Questions à se poser face aux allégations écologiques d'une marque

Pour démasquer efficacement le greenwashing, le consommateur averti doit développer un regard critique sur les communications des marques. Il est recommandé de se méfier des discours évasifs utilisant des termes comme naturel, vert ou durable sans explication concrète. Un examen attentif des étiquettes et de la composition réelle des produits peut révéler des contradictions avec les allégations écologiques affichées. La présence excessive de la couleur verte dans le packaging et la communication visuelle constitue souvent un signal d'alerte.

Il est également judicieux d'évaluer la cohérence entre le discours et les actions globales de l'entreprise. Une marque qui communique sur un produit écologique tout en maintenant des pratiques polluantes dans le reste de sa gamme suscite légitimement des doutes.

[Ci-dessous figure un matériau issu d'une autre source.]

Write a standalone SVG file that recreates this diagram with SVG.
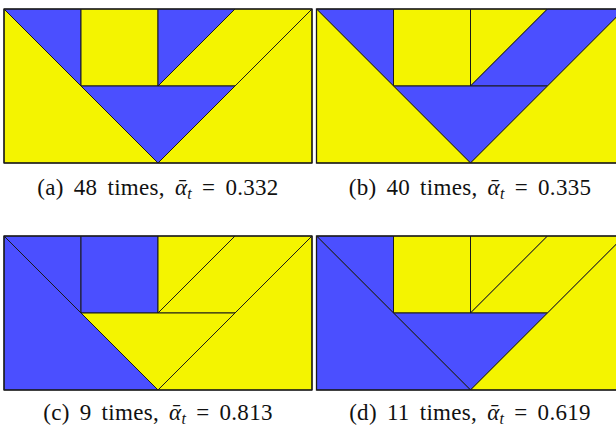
<svg xmlns="http://www.w3.org/2000/svg" width="616" height="428" viewBox="0 0 616 428">
<style>
.b{fill:#4b4fff}
.y{fill:#f4f400}
.r{stroke:#1a1a1a;stroke-width:1;stroke-linejoin:miter}
.frame{fill:none;stroke:#1a1a1a;stroke-width:1.3}
.cap{font-family:"Liberation Serif","DejaVu Serif",serif;font-size:23px;fill:#111;text-anchor:middle;letter-spacing:0.3px;word-spacing:4px}
.it{font-style:italic}
</style>
<rect width="616" height="428" fill="#fff"/>
<g id="panel-a" transform="translate(4,9)">
<polygon class="b r" points="0,0 77,0 77,77"/>
<polygon class="y r" points="77,0 154,0 154,77 77,77"/>
<polygon class="b r" points="154,0 231,0 154,77"/>
<polygon class="y r" points="231,0 308,0 231,77 154,77"/>
<polygon class="b r" points="77,77 231,77 154,154"/>
<polygon class="y r" points="0,0 154,154 0,154"/>
<polygon class="y r" points="308,0 308,154 154,154"/>
<rect class="frame" x="0" y="0" width="308" height="154"/>
</g>
<g id="panel-b" transform="translate(316.5,9)">
<polygon class="b r" points="0,0 77,0 77,77"/>
<polygon class="y r" points="77,0 154,0 154,77 77,77"/>
<polygon class="y r" points="154,0 231,0 154,77"/>
<polygon class="b r" points="231,0 308,0 231,77 154,77"/>
<polygon class="b r" points="77,77 231,77 154,154"/>
<polygon class="y r" points="0,0 154,154 0,154"/>
<polygon class="y r" points="308,0 308,154 154,154"/>
<rect class="frame" x="0" y="0" width="308" height="154"/>
</g>
<g id="panel-c" transform="translate(4,236)">
<polygon class="b r" points="0,0 77,0 77,77"/>
<polygon class="b r" points="77,0 154,0 154,77 77,77"/>
<polygon class="y r" points="154,0 231,0 154,77"/>
<polygon class="y r" points="231,0 308,0 231,77 154,77"/>
<polygon class="y r" points="77,77 231,77 154,154"/>
<polygon class="b r" points="0,0 154,154 0,154"/>
<polygon class="y r" points="308,0 308,154 154,154"/>
<rect class="frame" x="0" y="0" width="308" height="154"/>
</g>
<g id="panel-d" transform="translate(316.5,236)">
<polygon class="b r" points="0,0 77,0 77,77"/>
<polygon class="y r" points="77,0 154,0 154,77 77,77"/>
<polygon class="y r" points="154,0 231,0 154,77"/>
<polygon class="y r" points="231,0 308,0 231,77 154,77"/>
<polygon class="b r" points="77,77 231,77 154,154"/>
<polygon class="b r" points="0,0 154,154 0,154"/>
<polygon class="y r" points="308,0 308,154 154,154"/>
<rect class="frame" x="0" y="0" width="308" height="154"/>
</g>
<g id="captions">
<text class="cap" x="158" y="195">(a) 48 times, <tspan class="it">ᾱ</tspan><tspan class="it" font-size="16" dy="4">t</tspan><tspan dy="-4"> = 0.332</tspan></text>
<text class="cap" x="470" y="195">(b) 40 times, <tspan class="it">ᾱ</tspan><tspan class="it" font-size="16" dy="4">t</tspan><tspan dy="-4"> = 0.335</tspan></text>
<text class="cap" x="158" y="420">(c) 9 times, <tspan class="it">ᾱ</tspan><tspan class="it" font-size="16" dy="4">t</tspan><tspan dy="-4"> = 0.813</tspan></text>
<text class="cap" x="470" y="420">(d) 11 times, <tspan class="it">ᾱ</tspan><tspan class="it" font-size="16" dy="4">t</tspan><tspan dy="-4"> = 0.619</tspan></text>
</g>
</svg>
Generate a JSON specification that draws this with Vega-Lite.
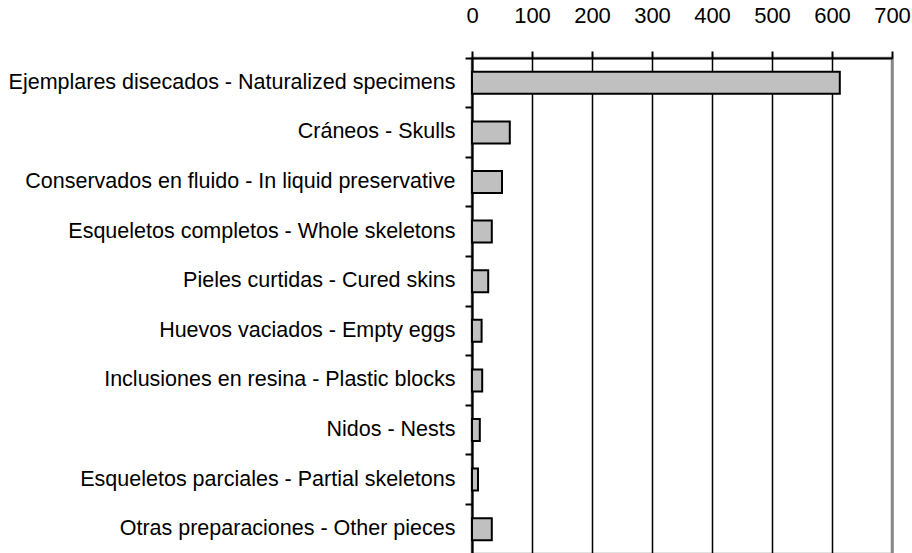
{
  "$schema": "https://vega.github.io/schema/vega-lite/v6.json",
  "autosize": "none",
  "width": 420,
  "height": 496,
  "padding": {"left": 472, "top": 58, "right": 20, "bottom": 0},
  "background": "white",
  "config": {
    "view": {"stroke": "#888888", "strokeWidth": 2.5},
    "font": "Liberation Sans"
  },
  "data": {
    "values": [
      {"category": "Ejemplares disecados - Naturalized specimens", "count": 613},
      {"category": "Cráneos - Skulls", "count": 63},
      {"category": "Conservados en fluido - In liquid preservative", "count": 50},
      {"category": "Esqueletos completos - Whole skeletons", "count": 33},
      {"category": "Pieles curtidas - Cured skins", "count": 27},
      {"category": "Huevos vaciados - Empty eggs", "count": 16},
      {"category": "Inclusiones en resina - Plastic blocks", "count": 17},
      {"category": "Nidos - Nests", "count": 13},
      {"category": "Esqueletos parciales - Partial skeletons", "count": 10},
      {"category": "Otras preparaciones - Other pieces", "count": 33}
    ]
  },
  "mark": {"type": "bar", "fill": "#c0c0c0", "stroke": "black", "strokeWidth": 2, "size": 22},
  "encoding": {
    "y": {
      "field": "category",
      "type": "nominal",
      "sort": null,
      "scale": {"paddingInner": 0, "paddingOuter": 0},
      "axis": {
        "title": null,
        "bandPosition": 0,
        "domainColor": "black",
        "domainWidth": 2,
        "tickColor": "black",
        "tickWidth": 2,
        "tickSize": 7,
        "labelPadding": 10,
        "labelFontSize": 21.5,
        "labelLimit": 0,
        "labelColor": "black",
        "labelFont": "Liberation Sans",
        "grid": false
      }
    },
    "x": {
      "field": "count",
      "type": "quantitative",
      "scale": {"domain": [0, 700], "nice": false},
      "axis": {
        "orient": "top",
        "title": null,
        "values": [0, 100, 200, 300, 400, 500, 600, 700],
        "domainColor": "black",
        "domainWidth": 2,
        "tickColor": "black",
        "tickWidth": 2,
        "tickSize": 7,
        "labelPadding": 24,
        "labelFontSize": 22,
        "labelColor": "black",
        "labelFont": "Liberation Sans",
        "labelFlush": false,
        "grid": true,
        "gridColor": {"condition": {"test": "datum.value === 700", "value": "#888888"}, "value": "black"},
        "gridWidth": {"condition": {"test": "datum.value === 700", "value": 2.5}, "value": 1.5},
        "gridOpacity": 1
      }
    }
  }
}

Se poser des questions simples peut s'avérer très efficace : L'allégation environnementale est-elle précise et vérifiable ? L'entreprise fournit-elle des preuves concrètes et des données chiffrées ? La communication porte-t-elle sur l'ensemble de l'activité ou seulement sur un aspect marginal ? Le bénéfice environnemental mis en avant est-il significatif ou anecdotique ? L'entreprise dispose-t-elle d'une stratégie environnementale globale et cohérente ? Ces interrogations permettent de distinguer les démarches authentiques des tentatives de manipulation marketing.